Begin Records provided

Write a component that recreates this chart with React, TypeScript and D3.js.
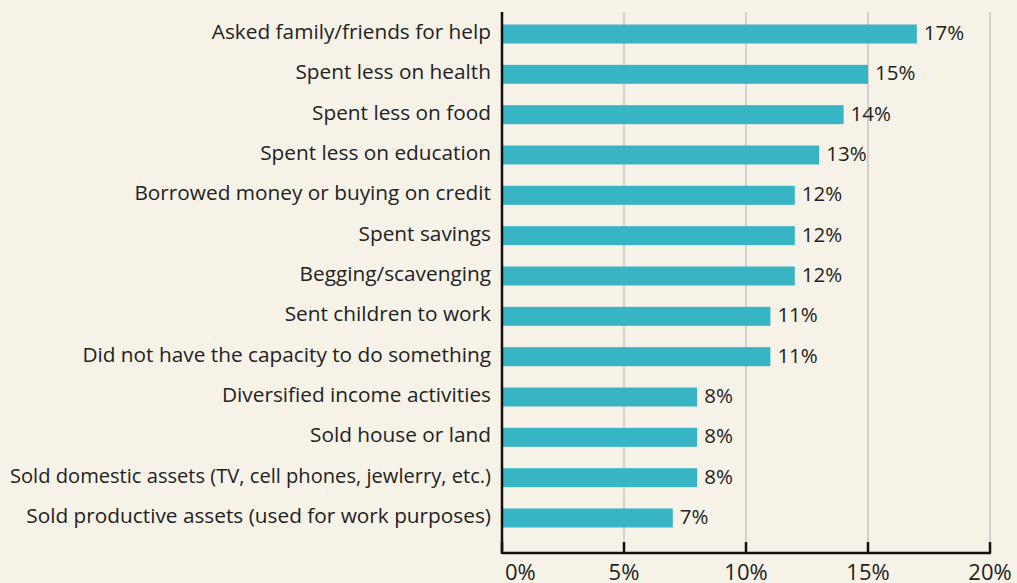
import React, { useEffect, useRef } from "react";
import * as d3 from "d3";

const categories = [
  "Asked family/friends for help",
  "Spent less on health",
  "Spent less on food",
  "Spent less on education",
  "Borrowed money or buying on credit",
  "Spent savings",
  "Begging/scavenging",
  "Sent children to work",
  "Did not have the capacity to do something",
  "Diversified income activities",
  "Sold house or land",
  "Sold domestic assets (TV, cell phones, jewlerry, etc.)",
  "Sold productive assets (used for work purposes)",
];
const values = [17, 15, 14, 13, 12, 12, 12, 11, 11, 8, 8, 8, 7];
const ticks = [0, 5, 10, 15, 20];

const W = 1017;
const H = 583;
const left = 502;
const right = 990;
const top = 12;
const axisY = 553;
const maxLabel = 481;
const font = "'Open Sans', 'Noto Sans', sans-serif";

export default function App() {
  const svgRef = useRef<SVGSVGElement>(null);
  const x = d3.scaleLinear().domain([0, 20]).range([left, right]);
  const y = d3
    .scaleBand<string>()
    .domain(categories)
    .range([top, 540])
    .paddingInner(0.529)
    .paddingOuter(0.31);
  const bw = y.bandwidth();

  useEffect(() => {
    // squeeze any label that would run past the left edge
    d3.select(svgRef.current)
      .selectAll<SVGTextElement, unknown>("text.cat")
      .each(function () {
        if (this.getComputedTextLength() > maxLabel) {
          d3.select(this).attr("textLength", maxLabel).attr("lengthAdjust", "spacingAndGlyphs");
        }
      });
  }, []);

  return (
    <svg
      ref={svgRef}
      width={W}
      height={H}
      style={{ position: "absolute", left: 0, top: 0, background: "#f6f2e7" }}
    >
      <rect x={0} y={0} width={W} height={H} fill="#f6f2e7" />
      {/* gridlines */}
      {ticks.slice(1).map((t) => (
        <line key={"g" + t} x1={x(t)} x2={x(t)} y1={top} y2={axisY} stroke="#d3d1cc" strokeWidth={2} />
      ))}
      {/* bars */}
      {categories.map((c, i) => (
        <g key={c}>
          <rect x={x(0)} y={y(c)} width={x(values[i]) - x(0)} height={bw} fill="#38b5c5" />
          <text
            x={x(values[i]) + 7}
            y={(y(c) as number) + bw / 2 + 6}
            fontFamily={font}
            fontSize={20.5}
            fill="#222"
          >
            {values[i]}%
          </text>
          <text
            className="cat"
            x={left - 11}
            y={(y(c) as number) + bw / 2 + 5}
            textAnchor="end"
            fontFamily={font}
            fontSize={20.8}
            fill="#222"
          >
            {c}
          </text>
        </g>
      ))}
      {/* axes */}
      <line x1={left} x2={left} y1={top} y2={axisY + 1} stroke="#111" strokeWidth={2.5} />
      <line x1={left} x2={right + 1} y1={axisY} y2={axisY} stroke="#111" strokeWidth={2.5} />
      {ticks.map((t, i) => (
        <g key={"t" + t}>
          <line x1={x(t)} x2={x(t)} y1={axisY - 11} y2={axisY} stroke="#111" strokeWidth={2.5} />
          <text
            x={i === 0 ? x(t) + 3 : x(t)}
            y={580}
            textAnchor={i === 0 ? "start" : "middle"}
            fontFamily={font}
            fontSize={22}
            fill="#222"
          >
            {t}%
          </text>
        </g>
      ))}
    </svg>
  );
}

End Records provided
Begin Records provided

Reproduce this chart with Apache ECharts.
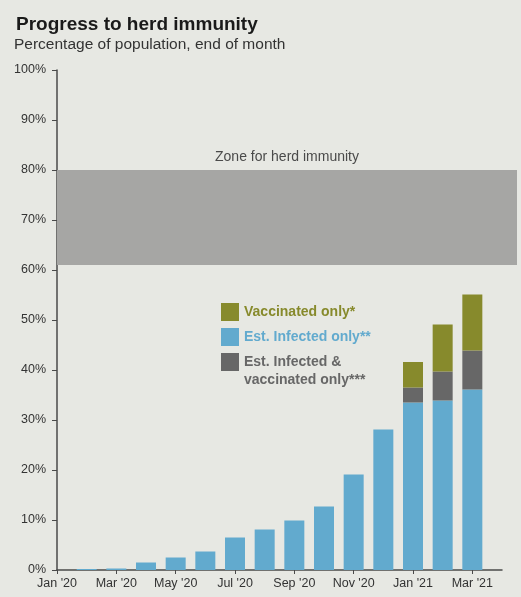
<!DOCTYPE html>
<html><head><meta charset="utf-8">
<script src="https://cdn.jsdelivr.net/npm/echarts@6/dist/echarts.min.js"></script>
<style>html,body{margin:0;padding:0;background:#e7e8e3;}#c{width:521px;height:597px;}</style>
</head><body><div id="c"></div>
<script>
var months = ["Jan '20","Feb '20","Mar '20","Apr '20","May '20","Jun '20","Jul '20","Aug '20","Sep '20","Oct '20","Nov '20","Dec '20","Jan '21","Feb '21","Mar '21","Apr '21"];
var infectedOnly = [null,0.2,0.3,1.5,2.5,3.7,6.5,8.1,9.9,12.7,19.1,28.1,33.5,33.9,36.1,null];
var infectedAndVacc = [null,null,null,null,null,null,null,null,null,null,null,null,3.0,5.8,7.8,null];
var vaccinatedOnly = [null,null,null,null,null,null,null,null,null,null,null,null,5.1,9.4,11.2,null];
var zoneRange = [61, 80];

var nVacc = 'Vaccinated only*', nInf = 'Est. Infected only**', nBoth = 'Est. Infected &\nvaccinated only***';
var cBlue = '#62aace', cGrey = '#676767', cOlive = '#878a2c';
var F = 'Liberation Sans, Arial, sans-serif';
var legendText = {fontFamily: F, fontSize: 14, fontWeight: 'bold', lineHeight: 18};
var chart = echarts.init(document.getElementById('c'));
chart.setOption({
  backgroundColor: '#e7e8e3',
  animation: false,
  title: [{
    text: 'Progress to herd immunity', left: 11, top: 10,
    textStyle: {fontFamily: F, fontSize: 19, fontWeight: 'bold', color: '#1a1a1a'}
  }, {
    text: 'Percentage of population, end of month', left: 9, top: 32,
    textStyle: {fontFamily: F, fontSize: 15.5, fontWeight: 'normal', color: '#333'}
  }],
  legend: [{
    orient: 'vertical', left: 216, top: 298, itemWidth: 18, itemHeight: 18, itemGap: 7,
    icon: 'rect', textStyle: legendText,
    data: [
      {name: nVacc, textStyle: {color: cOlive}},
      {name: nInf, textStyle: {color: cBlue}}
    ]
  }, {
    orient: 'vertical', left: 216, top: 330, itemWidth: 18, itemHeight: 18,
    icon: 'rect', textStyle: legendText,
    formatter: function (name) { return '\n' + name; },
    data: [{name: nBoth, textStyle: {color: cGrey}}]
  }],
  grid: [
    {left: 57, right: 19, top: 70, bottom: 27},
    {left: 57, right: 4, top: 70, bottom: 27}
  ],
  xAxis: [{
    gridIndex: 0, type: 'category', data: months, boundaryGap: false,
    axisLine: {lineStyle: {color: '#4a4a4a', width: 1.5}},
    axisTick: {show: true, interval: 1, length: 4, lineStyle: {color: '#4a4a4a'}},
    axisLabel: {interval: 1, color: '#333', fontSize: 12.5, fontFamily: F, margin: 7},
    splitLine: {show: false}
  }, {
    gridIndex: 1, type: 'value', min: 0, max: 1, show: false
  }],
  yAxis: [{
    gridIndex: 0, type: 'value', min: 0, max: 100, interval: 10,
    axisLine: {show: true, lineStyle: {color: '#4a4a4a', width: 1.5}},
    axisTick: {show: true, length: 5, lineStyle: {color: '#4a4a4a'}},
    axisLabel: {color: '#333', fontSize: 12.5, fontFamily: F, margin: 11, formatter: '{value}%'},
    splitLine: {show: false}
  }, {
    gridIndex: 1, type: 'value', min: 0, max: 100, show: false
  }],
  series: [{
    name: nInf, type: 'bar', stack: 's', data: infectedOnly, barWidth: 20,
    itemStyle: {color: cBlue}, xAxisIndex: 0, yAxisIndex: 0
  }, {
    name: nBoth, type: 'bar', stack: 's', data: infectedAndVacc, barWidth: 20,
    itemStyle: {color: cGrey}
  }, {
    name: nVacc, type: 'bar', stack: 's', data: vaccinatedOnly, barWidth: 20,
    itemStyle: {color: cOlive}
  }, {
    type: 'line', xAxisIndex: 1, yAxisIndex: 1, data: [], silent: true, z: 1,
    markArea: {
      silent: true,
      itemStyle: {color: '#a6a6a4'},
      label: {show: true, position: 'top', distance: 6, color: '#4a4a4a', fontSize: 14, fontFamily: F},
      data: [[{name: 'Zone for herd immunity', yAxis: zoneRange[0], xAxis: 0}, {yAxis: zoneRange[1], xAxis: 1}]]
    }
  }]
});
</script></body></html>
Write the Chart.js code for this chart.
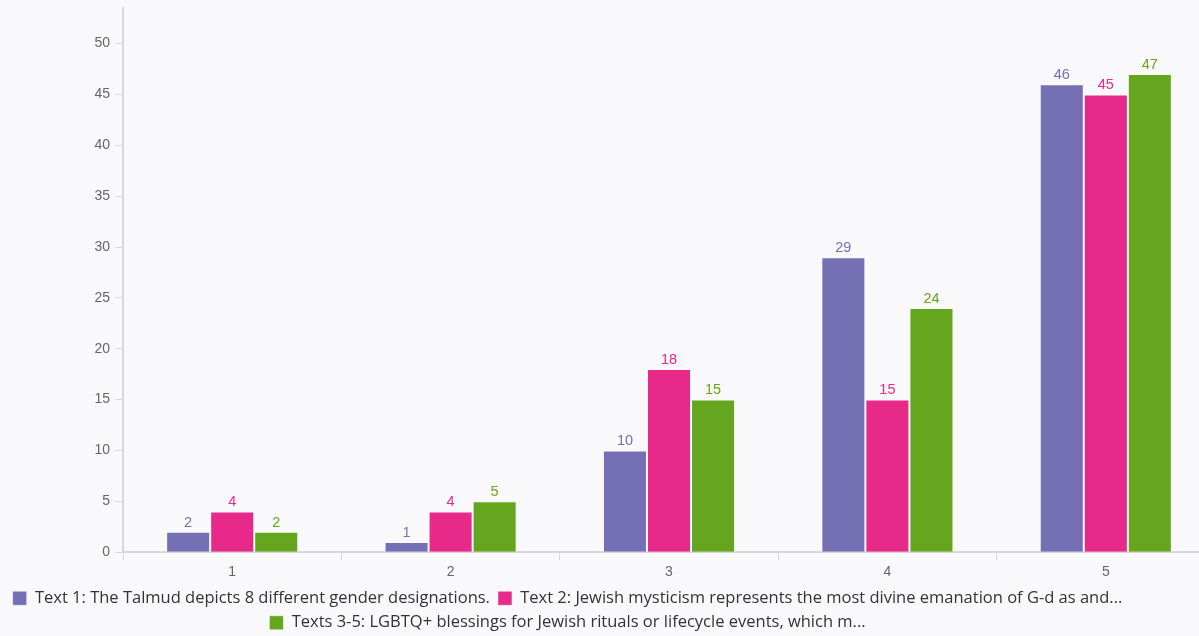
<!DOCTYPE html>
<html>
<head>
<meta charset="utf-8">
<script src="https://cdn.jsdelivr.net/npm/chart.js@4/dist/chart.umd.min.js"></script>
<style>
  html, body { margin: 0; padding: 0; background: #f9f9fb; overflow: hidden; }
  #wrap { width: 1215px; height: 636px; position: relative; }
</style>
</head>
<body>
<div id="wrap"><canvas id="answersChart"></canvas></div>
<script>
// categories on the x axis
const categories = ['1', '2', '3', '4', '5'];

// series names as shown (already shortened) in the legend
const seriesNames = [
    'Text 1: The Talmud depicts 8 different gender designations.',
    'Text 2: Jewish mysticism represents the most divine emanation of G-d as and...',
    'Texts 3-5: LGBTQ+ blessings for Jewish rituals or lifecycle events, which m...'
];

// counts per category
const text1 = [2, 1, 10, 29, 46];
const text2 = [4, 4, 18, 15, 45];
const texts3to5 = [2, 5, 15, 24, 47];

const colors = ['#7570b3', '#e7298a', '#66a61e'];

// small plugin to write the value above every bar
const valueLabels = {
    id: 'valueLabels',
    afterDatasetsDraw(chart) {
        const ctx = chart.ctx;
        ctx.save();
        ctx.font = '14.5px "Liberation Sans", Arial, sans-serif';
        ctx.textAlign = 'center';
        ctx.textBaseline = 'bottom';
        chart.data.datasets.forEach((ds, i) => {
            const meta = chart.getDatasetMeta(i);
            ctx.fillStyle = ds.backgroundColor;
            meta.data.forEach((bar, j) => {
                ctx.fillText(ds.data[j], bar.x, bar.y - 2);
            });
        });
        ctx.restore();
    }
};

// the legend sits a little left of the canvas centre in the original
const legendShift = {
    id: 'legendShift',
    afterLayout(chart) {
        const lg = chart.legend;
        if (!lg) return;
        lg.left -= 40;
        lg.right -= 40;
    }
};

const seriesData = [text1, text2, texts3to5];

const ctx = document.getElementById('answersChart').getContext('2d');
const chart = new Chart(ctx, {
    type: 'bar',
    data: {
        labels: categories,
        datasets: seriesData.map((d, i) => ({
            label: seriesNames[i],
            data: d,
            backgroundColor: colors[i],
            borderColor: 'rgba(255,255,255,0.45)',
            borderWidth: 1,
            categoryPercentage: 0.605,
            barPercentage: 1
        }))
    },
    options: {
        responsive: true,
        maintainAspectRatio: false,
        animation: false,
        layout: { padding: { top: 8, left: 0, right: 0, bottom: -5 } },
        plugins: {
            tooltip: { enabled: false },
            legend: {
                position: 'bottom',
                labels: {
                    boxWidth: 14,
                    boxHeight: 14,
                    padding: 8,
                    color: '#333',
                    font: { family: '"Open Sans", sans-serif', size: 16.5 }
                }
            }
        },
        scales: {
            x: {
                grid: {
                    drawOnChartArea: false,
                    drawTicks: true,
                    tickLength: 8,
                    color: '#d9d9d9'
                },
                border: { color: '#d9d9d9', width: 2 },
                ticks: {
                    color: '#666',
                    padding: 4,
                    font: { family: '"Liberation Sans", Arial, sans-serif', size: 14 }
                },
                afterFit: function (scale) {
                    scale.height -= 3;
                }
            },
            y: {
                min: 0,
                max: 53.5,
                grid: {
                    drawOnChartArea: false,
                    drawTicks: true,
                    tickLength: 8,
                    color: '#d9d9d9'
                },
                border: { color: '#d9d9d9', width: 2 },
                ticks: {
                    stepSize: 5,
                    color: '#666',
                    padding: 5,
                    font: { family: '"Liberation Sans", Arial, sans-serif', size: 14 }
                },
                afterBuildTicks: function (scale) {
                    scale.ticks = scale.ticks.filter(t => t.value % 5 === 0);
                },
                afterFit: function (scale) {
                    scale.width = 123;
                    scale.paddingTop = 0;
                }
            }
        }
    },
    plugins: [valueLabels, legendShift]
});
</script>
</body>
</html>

End Records provided

Aim of the exercise: Transcribe, leaving out pictures, each line from the one containing "Reproduce this chart with Apache ECharts." through the one containing "var zoneRange = [61, 80];".

Correct response:
Reproduce this chart with Apache ECharts.
<!DOCTYPE html>
<html><head><meta charset="utf-8">
<script src="https://cdn.jsdelivr.net/npm/echarts@6/dist/echarts.min.js"></script>
<style>html,body{margin:0;padding:0;background:#e7e8e3;}#c{width:521px;height:597px;}</style>
</head><body><div id="c"></div>
<script>
var months = ["Jan '20","Feb '20","Mar '20","Apr '20","May '20","Jun '20","Jul '20","Aug '20","Sep '20","Oct '20","Nov '20","Dec '20","Jan '21","Feb '21","Mar '21","Apr '21"];
var infectedOnly = [null,0.2,0.3,1.5,2.5,3.7,6.5,8.1,9.9,12.7,19.1,28.1,33.5,33.9,36.1,null];
var infectedAndVacc = [null,null,null,null,null,null,null,null,null,null,null,null,3.0,5.8,7.8,null];
var vaccinatedOnly = [null,null,null,null,null,null,null,null,null,null,null,null,5.1,9.4,11.2,null];
var zoneRange = [61, 80];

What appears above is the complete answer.